The drive from Lhasa takes about three hours. The landscape shifts: higher up on the plateau the ground is brown and mineral, but the Yarlung Valley floor is irrigated and agricultural, barley fields running in terraces up the lower hillsides, the river wide and silver in the middle distance. In late summer, when the barley is gold, the contrast with the grey-brown mountains above it is startling.
Yumbulagang
The small palace-temple on the eastern hillside above the valley is considered the oldest building in Tibet — tradition holds it was built in the second century BCE as the residence of the first Tibetan king, though the current structure dates mainly to later reconstructions. It sits on a narrow ridge and looks exactly as a fortress-temple built on a ridge above a sacred valley should look: compact, vertical, improbable, with prayer flags snapping from the rooftop in the wind that funnels up the valley sides.
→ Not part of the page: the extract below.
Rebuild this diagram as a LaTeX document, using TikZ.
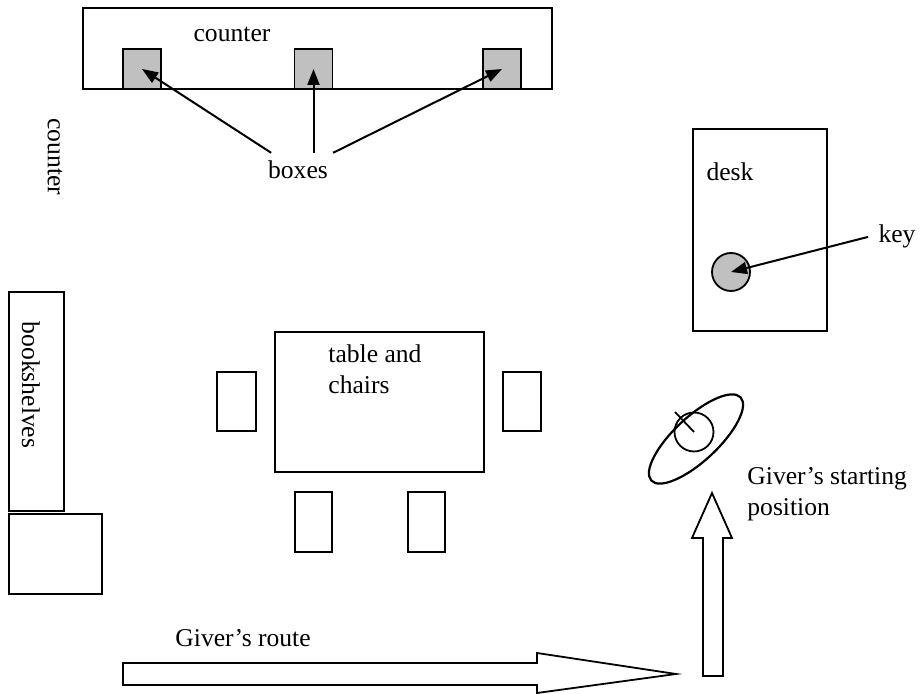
\documentclass[tikz,border=0pt]{standalone}
\usepackage{fontspec}
\setmainfont{Liberation Serif}
\usetikzlibrary{arrows.meta,shapes.geometric,positioning}
\definecolor{boxgray}{RGB}{192,192,192}
\tikzset{
    furniture/.style = {draw=black,
                    line width=0.9pt},
    box/.style =    {rectangle,
                    fill=boxgray,
                    draw=black,
                    line width=0.9pt,
                    minimum width=19pt,
                    minimum height=20pt,
                    inner sep=0pt},
    keydisc/.style = {circle,
                    fill=boxgray,
                    draw=black,
                    line width=0.9pt,
                    minimum size=19pt,
                    inner sep=0pt},
    giverhead/.style = {circle,
                    draw=black,
                    line width=0.9pt,
                    minimum size=19.5pt,
                    inner sep=0pt},
    giverbody/.style = {ellipse,
                    draw=black,
                    line width=1.1pt,
                    minimum width=61pt,
                    minimum height=22pt,
                    inner sep=0pt,
                    rotate=43},
    -,
    txt/.style =    {font=\fontsize{12.8}{15.5}\selectfont,
                    text=black,
                    inner sep=0pt},
    pointer/.style = {-{Triangle[length=8pt,width=6pt]},
                    line width=1pt},
    bigarrow/.style = {draw=black,
                    line width=0.9pt,
                    line join=miter}}

\begin{document}
\begin{tikzpicture}[x=0.5pt,y=-0.5pt]
    \useasboundingbox (0,0) rectangle (922,694);
    % counter with the boxes
    \draw[furniture] (83,8) rectangle (552,89);
    \node[txt, anchor=base]     (countertop) at (232,42)  {counter};
    \node[box]                  (b1) at (142,69)          {};
    \node[box]                  (b2) at (313.5,69)        {};
    \node[box]                  (b3) at (502,69)          {};
    \node[txt, anchor=base, inner sep=4pt] (boxes) at (298,179) {boxes};
    \path [pointer]     (boxes)             edge (b1.center)
                        (boxes.north -| b2) edge (b2.center)
                        (boxes)             edge (b3.center);
    \node[txt, rotate=-90]      (counterside) at (55,157) {counter};
    % desk and key
    \draw[furniture] (693,129) rectangle (827,331);
    \node[txt, anchor=base]     (desk) at (730,181)       {desk};
    \node[keydisc]              (key) at (731,272)        {};
    \node[txt, anchor=base, inner sep=5pt] (keylbl) at (897,243) {key};
    \draw[pointer] (keylbl.west) -- (key.center);
    % table and chairs
    \draw[furniture] (275,332) rectangle (484,472);
    \draw[furniture] (217,372) rectangle (256,431);
    \draw[furniture] (503,372) rectangle (541,431);
    \draw[furniture] (295,492) rectangle (332,552);
    \draw[furniture] (408,492) rectangle (445,552);
    \node[txt, anchor=base west, align=left] (table) at (328,394) {table and\\chairs};
    % bookshelves
    \draw[furniture] (9,292) rectangle (64,511);
    \draw[furniture] (9,514) rectangle (102,594);
    \node[txt, rotate=-90]      (shelves) at (31,385)     {bookshelves};
    % giver
    \node[giverbody]            (body) at (696,439)       {};
    \node[giverhead]            (head) at (694,432)       {};
    \coordinate                 (nose) at (675,412);
    \draw[furniture] (head.center) -- (nose);
    \node[txt, anchor=base west, align=left] (start) at (747,516) {Giver's starting\\position};
    % route
    \draw[bigarrow] (123,663) -- (537,663) -- (537,653) -- (676,674) -- (537,693)
                    -- (537,685) -- (123,685) -- cycle;
    \draw[bigarrow] (703,676) -- (703,538) -- (692,538) -- (712,493) -- (732,538)
                    -- (723,538) -- (723,676) -- cycle;
    \node[txt, anchor=base west] (route) at (175,647) {Giver's route};
\end{tikzpicture}
\end{document}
I climbed to it in early morning before other visitors arrived. The view from the small roof terrace took in the full length of the valley — green floor, terraced fields, the pale glitter of the river, mountains closing the far ends. A monk was lighting lamps inside the main chapel. The smell of warm butter fat drifted out through the door.
Tradruk Temple
Down in the valley floor, Tradruk is one of Tibet’s oldest temples, founded in the 7th century as one of the geomantic “demon-suppressing temples” built to pin down a threatening landscape spirit. The building is modest from the outside — a low courtyard complex of whitewashed walls — but inside holds remarkable treasures: a 9th-century pearl thangka, an assembly hall lined with paintings that predate most Tibetan art styles. The thangka is kept behind glass in a darkened inner chapel and depicts a bodhisattva assembled from roughly 29,000 pearls, each individual pearl visible on close inspection. It’s an object that operates outside of most aesthetic categories.
Tombs of the Early Kings
On the western side of the valley, a field of earthen burial mounds marks the tombs of Tibet’s early kings — enormous tumuli overgrown with grass, scattered across the valley floor with the informality of something the landscape absorbed over time. There are no fences, no barriers. I walked between them freely. The scale of the mounds is impressive — some rise fifteen metres — and the silence around them is complete. A lone yak was grazing at the base of one. It looked entirely appropriate.
The Village of Tsedang
The nearest town, Tsedang, serves as the valley’s administrative centre and has a range of guesthouses and restaurants. It’s a functional place rather than a picturesque one — wide streets, concrete government buildings, a market. But the restaurant I ate dinner in served a Tibetan noodle dish I’ve been thinking about since: hand-stretched noodles in a dark broth with dried mushrooms and a quantity of chilli that I misjudged and suffered for pleasantly.
When to go: May through October. The valley’s lower elevation (around 3,550 metres) makes it more accessible and less physically demanding than higher Tibetan destinations. Late August and September are particularly appealing when the barley harvest is underway and the valley floor is gold.